What is Social Engineering?
- Social Engineering uses manipulation to trick people into giving up sensitive information.
- The goal is to lure individuals into providing sensitive data such as social security numbers, bank account and credit card details, passwords, and login credentials.
- Targets are contacted by email, telephone, or text message by someone posing as a legitimate company or person.
- Criminals will either trick you into providing them this information or secretly install malicious software so they can access your computer and take any information they desire.
- Security is knowing who and what to trust – criminals exploit our natural inclination to trust.
- It is much easier for them to manipulate and exploit people than to work endless hours trying to hack your computer.
Social Engineering Examples
Vishing (Voice Phishing)
- The fraudster makes phones calls to the user.
- They may state they are calling from your financial institution, a government agency, or tech support.
- Phone phishing is mostly done with a fake caller ID
Smishing (SMS Phishing)
- Fraudster conducts these scams via Short Message Service (SMS), a telephone-based text messaging service
- A smishing text may attempt to entice a victim into revealing personal/account information via a link within the text that leads to a fake website.
- Phishing scams involving malware require it to run on the victim’s computer.
- Malware is usually attached to the email sent to the victim by the criminal.
- The malware could be contained in a link you are asked to click on or to downloadable files.
- Once you open the link or file, the malware will start functioning.
Fake Search Engines
- User may be directed to business sites that offer low-cost products or services.

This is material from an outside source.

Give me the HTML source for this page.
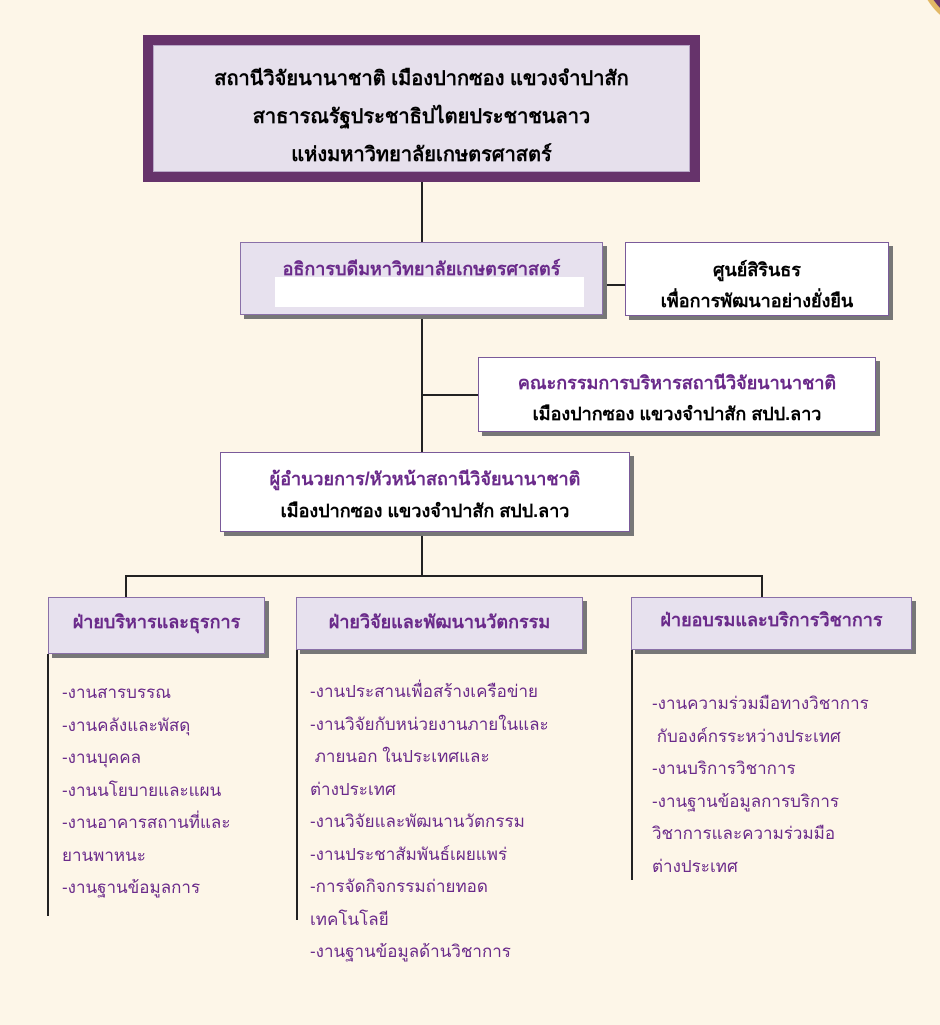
<!DOCTYPE html>
<html><head><meta charset="utf-8"><style>
body{margin:0;width:940px;height:1025px;background:#fdf6e8;position:relative;overflow:hidden;font-family:"Liberation Sans","DejaVu Sans",sans-serif}
.a{position:absolute;box-sizing:border-box}
.ln{position:absolute;background:#222}
.t{position:absolute;white-space:nowrap;text-align:center;font-weight:bold;font-size:18px}
.p{color:#6a2a8a}
.l{position:absolute;color:#6a2a8a;font-size:17px;line-height:32.5px;white-space:nowrap}
.lav{background:#e7e1ee;border:1px solid #8a70a8;box-shadow:4px 4px 0 #777}
.wh{background:#fff;border:1px solid #7a5a9a;box-shadow:4px 4px 0 #777}
</style></head><body>
<div class="a" style="left:916px;top:-115px;width:150px;height:150px;border-radius:50%;background:#66336b;border:5px solid #e2b865"></div>
<div class="a" style="left:143px;top:35px;width:557px;height:147px;background:#66336b;padding:10px">
<div style="width:100%;height:100%;background:#e6e0ec;border:1px solid #b9a8c8;box-sizing:border-box"></div></div>
<div class="t" style="left:143px;width:557px;top:60px;font-size:20px;line-height:38px">สถานีวิจัยนานาชาติ เมืองปากซอง แขวงจำปาสัก<br>สาธารณรัฐประชาธิปไตยประชาชนลาว<br>แห่งมหาวิทยาลัยเกษตรศาสตร์</div>
<div class="ln" style="left:421px;top:182px;width:1.5px;height:393px"></div>
<div class="ln" style="left:603px;top:284px;width:22px;height:1.5px"></div>
<div class="ln" style="left:422px;top:394px;width:56px;height:1.5px"></div>
<div class="a lav" style="left:240px;top:242px;width:363px;height:73px"></div>
<div class="a" style="left:275px;top:277px;width:309px;height:30px;background:#fff"></div>
<div class="t p" style="left:240px;width:363px;top:254px">อธิการบดีมหาวิทยาลัยเกษตรศาสตร์</div>
<div class="a wh" style="left:625px;top:242px;width:264px;height:74px"></div>
<div class="t" style="left:625px;width:264px;top:255px;line-height:31px">ศูนย์สิรินธร<br>เพื่อการพัฒนาอย่างยั่งยืน</div>
<div class="a wh" style="left:478px;top:357px;width:398px;height:75px"></div>
<div class="t" style="left:478px;width:398px;top:368px;line-height:31px"><span class="p">คณะกรรมการบริหารสถานีวิจัยนานาชาติ</span><br>เมืองปากซอง แขวงจำปาสัก สปป.ลาว</div>
<div class="a wh" style="left:220px;top:452px;width:410px;height:80px"></div>
<div class="t" style="left:220px;width:410px;top:463px;line-height:32px"><span class="p">ผู้อำนวยการ/หัวหน้าสถานีวิจัยนานาชาติ</span><br>เมืองปากซอง แขวงจำปาสัก สปป.ลาว</div>
<div class="ln" style="left:125px;top:575px;width:637px;height:1.5px"></div>
<div class="ln" style="left:125px;top:575px;width:1.5px;height:22px"></div>
<div class="ln" style="left:761px;top:575px;width:1.5px;height:22px"></div>
<div class="a lav" style="left:48px;top:597px;width:217px;height:57px"></div>
<div class="t p" style="left:48px;width:217px;top:607px">ฝ่ายบริหารและธุรการ</div>
<div class="a lav" style="left:296px;top:597px;width:287px;height:53px"></div>
<div class="t p" style="left:296px;width:287px;top:607px">ฝ่ายวิจัยและพัฒนานวัตกรรม</div>
<div class="a lav" style="left:631px;top:597px;width:281px;height:53px"></div>
<div class="t p" style="left:631px;width:281px;top:605px">ฝ่ายอบรมและบริการวิชาการ</div>
<div class="ln" style="left:47px;top:654px;width:1.5px;height:262px"></div>
<div class="ln" style="left:296px;top:650px;width:1.5px;height:270px"></div>
<div class="ln" style="left:631px;top:650px;width:1.5px;height:230px"></div>
<div class="l" style="left:62px;top:677px">-งานสารบรรณ<br>-งานคลังและพัสดุ<br>-งานบุคคล<br>-งานนโยบายและแผน<br>-งานอาคารสถานที่และ<br>ยานพาหนะ<br>-งานฐานข้อมูลการ</div>
<div class="l" style="left:310px;top:676px">-งานประสานเพื่อสร้างเครือข่าย<br>-งานวิจัยกับหน่วยงานภายในและ<br>&nbsp;ภายนอก ในประเทศและ<br>ต่างประเทศ<br>-งานวิจัยและพัฒนานวัตกรรม<br>-งานประชาสัมพันธ์เผยแพร่<br>-การจัดกิจกรรมถ่ายทอด<br>เทคโนโลยี<br>-งานฐานข้อมูลด้านวิชาการ</div>
<div class="l" style="left:652px;top:688px">-งานความร่วมมือทางวิชาการ<br>&nbsp;กับองค์กรระหว่างประเทศ<br>-งานบริการวิชาการ<br>-งานฐานข้อมูลการบริการ<br>วิชาการและความร่วมมือ<br>ต่างประเทศ</div>
</body></html>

- You try to complete the purchase, enter your credit card details and the purchase gets declined or you never receive what was ordered.

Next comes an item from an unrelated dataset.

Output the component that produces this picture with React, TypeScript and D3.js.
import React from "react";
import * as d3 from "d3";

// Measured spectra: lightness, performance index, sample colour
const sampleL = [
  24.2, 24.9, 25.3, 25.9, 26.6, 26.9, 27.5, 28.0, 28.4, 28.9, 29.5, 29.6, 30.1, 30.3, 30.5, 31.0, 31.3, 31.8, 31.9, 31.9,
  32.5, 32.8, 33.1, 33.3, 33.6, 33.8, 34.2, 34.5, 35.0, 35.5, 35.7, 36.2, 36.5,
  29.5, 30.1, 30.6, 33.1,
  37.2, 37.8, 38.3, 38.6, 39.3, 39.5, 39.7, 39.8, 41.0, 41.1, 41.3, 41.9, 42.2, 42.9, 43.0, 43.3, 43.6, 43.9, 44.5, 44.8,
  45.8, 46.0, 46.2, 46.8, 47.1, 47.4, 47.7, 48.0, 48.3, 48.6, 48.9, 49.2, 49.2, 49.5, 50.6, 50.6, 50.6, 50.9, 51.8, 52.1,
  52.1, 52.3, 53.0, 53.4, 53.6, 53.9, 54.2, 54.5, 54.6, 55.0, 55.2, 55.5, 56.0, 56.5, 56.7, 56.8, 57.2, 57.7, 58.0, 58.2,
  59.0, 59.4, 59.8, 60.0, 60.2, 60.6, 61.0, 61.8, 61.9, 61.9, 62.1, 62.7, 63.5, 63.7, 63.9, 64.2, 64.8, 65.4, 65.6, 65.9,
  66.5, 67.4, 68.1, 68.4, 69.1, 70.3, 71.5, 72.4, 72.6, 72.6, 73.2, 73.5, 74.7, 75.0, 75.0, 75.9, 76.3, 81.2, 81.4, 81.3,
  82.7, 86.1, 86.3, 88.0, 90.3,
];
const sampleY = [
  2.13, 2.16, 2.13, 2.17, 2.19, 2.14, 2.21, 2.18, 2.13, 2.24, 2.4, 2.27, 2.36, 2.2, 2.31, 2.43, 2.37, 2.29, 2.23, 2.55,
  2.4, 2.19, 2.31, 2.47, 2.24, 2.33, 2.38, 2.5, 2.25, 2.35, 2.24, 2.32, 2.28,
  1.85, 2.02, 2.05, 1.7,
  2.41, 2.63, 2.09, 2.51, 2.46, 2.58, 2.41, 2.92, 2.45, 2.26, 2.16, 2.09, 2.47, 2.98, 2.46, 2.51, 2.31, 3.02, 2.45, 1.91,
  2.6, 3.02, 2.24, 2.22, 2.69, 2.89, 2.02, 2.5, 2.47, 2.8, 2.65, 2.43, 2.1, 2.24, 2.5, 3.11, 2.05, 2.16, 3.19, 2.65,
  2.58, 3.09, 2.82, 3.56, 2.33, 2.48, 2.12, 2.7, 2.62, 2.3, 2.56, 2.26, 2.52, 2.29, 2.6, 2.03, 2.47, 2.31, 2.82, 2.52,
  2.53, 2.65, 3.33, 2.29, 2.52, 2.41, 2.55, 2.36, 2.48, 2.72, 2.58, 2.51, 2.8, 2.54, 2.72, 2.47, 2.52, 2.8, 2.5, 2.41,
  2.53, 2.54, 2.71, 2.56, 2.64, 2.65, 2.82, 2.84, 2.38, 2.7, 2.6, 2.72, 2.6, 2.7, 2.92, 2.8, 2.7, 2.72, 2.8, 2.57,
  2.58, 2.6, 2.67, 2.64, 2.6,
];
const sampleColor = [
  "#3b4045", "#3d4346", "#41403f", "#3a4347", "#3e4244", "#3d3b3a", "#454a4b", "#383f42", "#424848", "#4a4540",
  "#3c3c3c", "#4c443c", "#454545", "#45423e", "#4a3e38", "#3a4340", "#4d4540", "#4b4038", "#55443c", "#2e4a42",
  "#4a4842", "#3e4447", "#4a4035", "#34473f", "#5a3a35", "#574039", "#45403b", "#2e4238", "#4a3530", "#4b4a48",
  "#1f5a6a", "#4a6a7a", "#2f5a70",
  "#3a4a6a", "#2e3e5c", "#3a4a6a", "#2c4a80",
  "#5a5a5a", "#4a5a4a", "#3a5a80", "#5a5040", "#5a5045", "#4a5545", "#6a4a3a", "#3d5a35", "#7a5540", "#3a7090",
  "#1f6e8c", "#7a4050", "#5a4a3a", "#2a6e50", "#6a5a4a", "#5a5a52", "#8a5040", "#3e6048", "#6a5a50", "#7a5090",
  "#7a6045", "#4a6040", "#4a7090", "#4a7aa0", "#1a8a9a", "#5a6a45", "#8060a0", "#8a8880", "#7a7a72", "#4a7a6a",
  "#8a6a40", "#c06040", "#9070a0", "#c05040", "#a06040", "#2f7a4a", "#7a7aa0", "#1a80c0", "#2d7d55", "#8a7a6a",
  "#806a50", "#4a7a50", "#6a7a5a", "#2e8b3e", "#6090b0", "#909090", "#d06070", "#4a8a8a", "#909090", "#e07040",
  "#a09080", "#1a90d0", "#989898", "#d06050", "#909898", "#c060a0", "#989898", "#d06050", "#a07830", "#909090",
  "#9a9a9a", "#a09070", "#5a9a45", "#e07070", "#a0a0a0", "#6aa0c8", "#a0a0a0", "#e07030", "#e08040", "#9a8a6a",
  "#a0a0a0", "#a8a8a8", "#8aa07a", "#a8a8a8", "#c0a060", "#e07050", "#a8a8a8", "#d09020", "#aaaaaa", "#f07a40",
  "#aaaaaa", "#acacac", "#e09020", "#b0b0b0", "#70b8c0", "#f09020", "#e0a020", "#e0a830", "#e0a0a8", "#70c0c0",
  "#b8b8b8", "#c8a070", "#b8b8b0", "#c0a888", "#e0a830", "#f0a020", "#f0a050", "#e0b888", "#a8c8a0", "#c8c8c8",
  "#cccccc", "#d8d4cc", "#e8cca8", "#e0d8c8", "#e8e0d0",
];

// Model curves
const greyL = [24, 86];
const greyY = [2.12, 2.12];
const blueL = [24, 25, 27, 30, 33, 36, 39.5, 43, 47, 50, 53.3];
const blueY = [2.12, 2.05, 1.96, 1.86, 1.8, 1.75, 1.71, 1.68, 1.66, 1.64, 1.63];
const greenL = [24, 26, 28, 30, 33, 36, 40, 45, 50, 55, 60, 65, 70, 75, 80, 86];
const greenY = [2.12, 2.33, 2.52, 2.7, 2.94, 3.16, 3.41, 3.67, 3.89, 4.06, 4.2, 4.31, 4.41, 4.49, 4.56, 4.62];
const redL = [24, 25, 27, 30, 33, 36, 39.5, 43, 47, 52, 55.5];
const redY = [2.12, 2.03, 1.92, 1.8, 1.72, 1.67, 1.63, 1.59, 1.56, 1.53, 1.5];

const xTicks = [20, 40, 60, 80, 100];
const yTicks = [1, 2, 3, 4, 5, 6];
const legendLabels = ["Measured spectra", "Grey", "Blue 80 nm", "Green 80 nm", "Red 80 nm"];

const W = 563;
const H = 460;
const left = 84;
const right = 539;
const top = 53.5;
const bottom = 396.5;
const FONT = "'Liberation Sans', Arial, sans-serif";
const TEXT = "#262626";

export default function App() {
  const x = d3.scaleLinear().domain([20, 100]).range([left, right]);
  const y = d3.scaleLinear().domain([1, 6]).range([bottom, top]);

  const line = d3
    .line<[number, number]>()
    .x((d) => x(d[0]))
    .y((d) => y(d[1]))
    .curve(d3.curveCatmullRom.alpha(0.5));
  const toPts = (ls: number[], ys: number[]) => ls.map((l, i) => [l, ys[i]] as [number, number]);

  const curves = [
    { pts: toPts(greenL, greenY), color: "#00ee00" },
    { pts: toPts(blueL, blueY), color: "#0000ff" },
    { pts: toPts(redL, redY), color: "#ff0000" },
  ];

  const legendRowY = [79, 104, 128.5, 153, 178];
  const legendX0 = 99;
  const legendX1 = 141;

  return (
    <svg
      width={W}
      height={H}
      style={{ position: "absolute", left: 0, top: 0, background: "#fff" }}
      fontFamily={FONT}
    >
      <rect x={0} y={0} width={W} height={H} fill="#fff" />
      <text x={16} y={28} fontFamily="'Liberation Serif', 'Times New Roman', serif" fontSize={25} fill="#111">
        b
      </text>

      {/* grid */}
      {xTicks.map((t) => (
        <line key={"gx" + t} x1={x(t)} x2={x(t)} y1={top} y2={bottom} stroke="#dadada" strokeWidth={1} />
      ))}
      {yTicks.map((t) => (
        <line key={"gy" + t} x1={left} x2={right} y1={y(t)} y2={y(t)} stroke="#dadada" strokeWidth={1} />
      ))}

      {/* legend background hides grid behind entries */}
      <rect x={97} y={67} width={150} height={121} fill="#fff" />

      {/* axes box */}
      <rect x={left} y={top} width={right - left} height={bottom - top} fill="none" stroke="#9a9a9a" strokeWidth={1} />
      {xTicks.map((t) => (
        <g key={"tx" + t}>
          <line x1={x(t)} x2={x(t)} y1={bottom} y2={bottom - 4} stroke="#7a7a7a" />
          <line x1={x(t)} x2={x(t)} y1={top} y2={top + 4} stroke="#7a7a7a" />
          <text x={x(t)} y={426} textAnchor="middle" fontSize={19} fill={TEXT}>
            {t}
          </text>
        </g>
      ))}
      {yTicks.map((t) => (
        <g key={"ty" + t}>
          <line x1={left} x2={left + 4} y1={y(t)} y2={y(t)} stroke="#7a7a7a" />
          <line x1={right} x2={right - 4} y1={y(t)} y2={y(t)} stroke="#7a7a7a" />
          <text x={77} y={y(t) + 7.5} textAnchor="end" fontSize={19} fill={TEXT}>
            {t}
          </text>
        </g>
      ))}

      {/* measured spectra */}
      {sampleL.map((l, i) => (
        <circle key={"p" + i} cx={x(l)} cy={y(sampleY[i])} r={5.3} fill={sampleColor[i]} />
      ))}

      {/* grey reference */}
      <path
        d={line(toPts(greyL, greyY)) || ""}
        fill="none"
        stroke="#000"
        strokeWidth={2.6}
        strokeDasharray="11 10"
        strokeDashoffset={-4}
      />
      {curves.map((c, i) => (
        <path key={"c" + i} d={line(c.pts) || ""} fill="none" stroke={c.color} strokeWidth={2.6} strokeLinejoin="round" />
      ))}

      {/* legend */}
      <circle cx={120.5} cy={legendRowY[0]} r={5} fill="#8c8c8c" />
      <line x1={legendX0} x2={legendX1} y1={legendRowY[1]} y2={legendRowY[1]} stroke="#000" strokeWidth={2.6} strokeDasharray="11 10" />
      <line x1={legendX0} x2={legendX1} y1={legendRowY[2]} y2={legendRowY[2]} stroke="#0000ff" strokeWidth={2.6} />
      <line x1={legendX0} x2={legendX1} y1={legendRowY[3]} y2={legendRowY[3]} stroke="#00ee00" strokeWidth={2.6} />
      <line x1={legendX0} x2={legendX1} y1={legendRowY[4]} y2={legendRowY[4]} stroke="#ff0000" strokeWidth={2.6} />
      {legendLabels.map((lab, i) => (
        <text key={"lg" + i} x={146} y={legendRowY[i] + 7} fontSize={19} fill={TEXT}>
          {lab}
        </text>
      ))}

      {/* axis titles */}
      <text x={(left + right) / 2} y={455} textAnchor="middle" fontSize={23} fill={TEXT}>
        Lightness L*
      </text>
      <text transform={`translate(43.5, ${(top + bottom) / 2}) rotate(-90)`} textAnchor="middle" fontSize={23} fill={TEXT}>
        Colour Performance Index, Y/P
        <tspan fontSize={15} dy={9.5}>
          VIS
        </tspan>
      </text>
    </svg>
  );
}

- You could have been on a phishing site that collected your personal and card information.
USB Baiting (USB Phishing)
- Occurs when a fraudster strategically places a USB device somewhere, potentially containing malicious code.
- The intention is that a victim will find the USB device and plug it into a computer to see what is on it so it can be returned to its rightful owner.
- Compromised USB drives can be used to inject malicious code, redirect you to phishing websites, or give the criminal access to your computer.
- A type of malware that infects a computer usually because the user clicked on a link or downloaded an infected attachment in a phishing email.
- Malware will transfer and/or encrypt data held on that computer and require a ransom to be paid to retrieve and decrypt the information.
- Ransomware can spread quickly, especially through an organization.
If any email is sent to you and has any of these red flags, verify with the sender to determine legitimacy:
- Does the email contain bad grammar, odd styling, or spelling errors?
- Is the sender asking for personal or financial information?
- Is there a sense of urgency stating you need to act quickly to receive an offer or prevent something negative from occurring?
- Does the offer sound too good to be true?
- Do you know the sender? Is the message written in a style consistent with them?
- Is this email sent at an odd time?
- Does the subject line of the message match the content?
- Is the email sent to an unusual group of people?
- Does the sender’s email address have a suspicious domain?
- Is there a link?
Tips to Remember – Don’t Become a Victim
- Install anti-virus software, firewalls, and email filters. Keep them up to date.
- Set your operating system up to perform automatic updates.
- If you receive an email/text requesting personal, financial, or password information, delete and do not reply.
- Watch out for scammers impersonating companies who initiate calls and offer assistance. Normally, legitimate companies do not initiate calls to provide help, you call them.
- Hover your mouse over any links and be sure the URL you are being directed to is a website you expect.
- Watch out for email domain names. Fraudsters are good at spoofing emails, so it looks like it is coming from someone you recognize but a character in the email address has been changed or removed.
- If the email contains an offer for a product, service or stating you won a lottery or prize, it is most likely a scam. This is especially true if it is coming from a foreign country.
- Always contact a person or company by a trusted email or phone number you have for them. Research a company and use a search engine to get to their website rather than clicking on links or relying on information within an email.
- Slow down – think before you click! Be very careful with emails, text messages and phones calls that convey a sense of urgency. Criminals want you to act first and think about it later.